Eis a náusea dentro da náusea: ela não sabe quem é mesmo o marido, e quem é ela própria no interior de seu próprio engano, como também qual é o sentido do fio que a faz organizar tantas cobranças de tudo a seu redor. Não se trata, é claro, apenas de uma questão de condição humana atual, urbana, de classe média, é uma questão de um papel do feminino acima de tudo. A mulher é aquela quem precisa lidar com milhares de coisas, e mesmo teria um talento especial para os múltiplos focos (uma proposição mais sociológica do que biológica…), e a trama parece bem representar. É um modo de vida fadado a exaustão, e é neste ponto que a escolha estilística da linguagem cai tão bem para nos dar o exato efeito do frenesi e do cansaço.
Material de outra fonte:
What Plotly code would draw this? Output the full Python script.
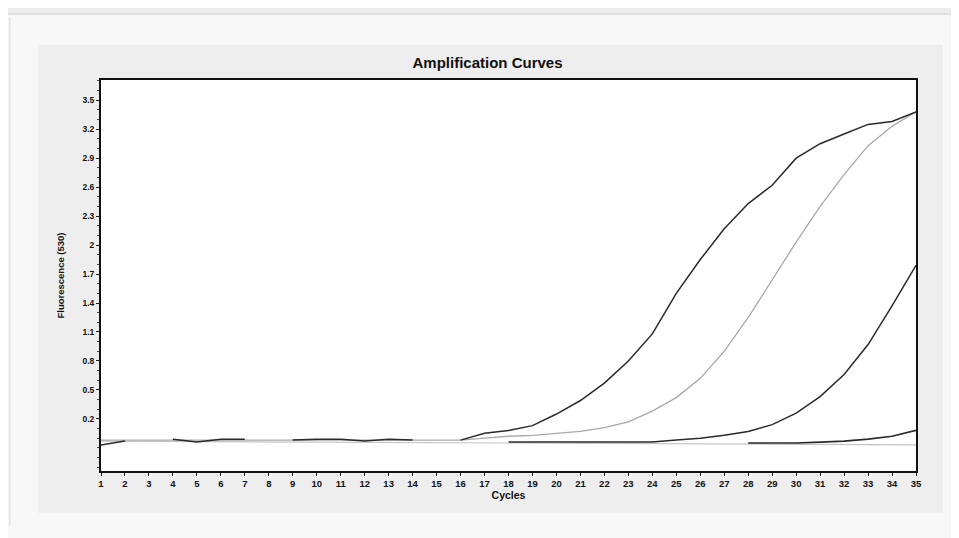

Mônica vai jantar é, assim, uma experiência, um contato. A proeza das vírgulas consegue captar o leitor e acostumá-lo a esse desprendimento, exceto por duas ou três passagens confusas, e uma pelo menos em que a ausência da pontuação se força um pouco. O mergulho no turbilhão da personagem é uma marca aflita dos tempos, dos impasses nas relações, na dureza das grandes cidades, na lida sobre-humana de nossos afazeres (e ainda mais, dos triplos afazeres ainda de uma mulher, agora) e na pergunta crucial sobre o nosso comum desajuste ao mundo das coisas em que uma classe finge se ajustar.

Título: Mônica vai jantar
Autor: Davi Boaventura
Editora: Não Editora
96 pp.
R$ 39,90


Saulo Dourado é escritor e professor. Autor do romance O borbulhar do gênio e do juvenil Amar é uma conexão discada. Mestre em filosofia pela Universidade Federal da Bahia.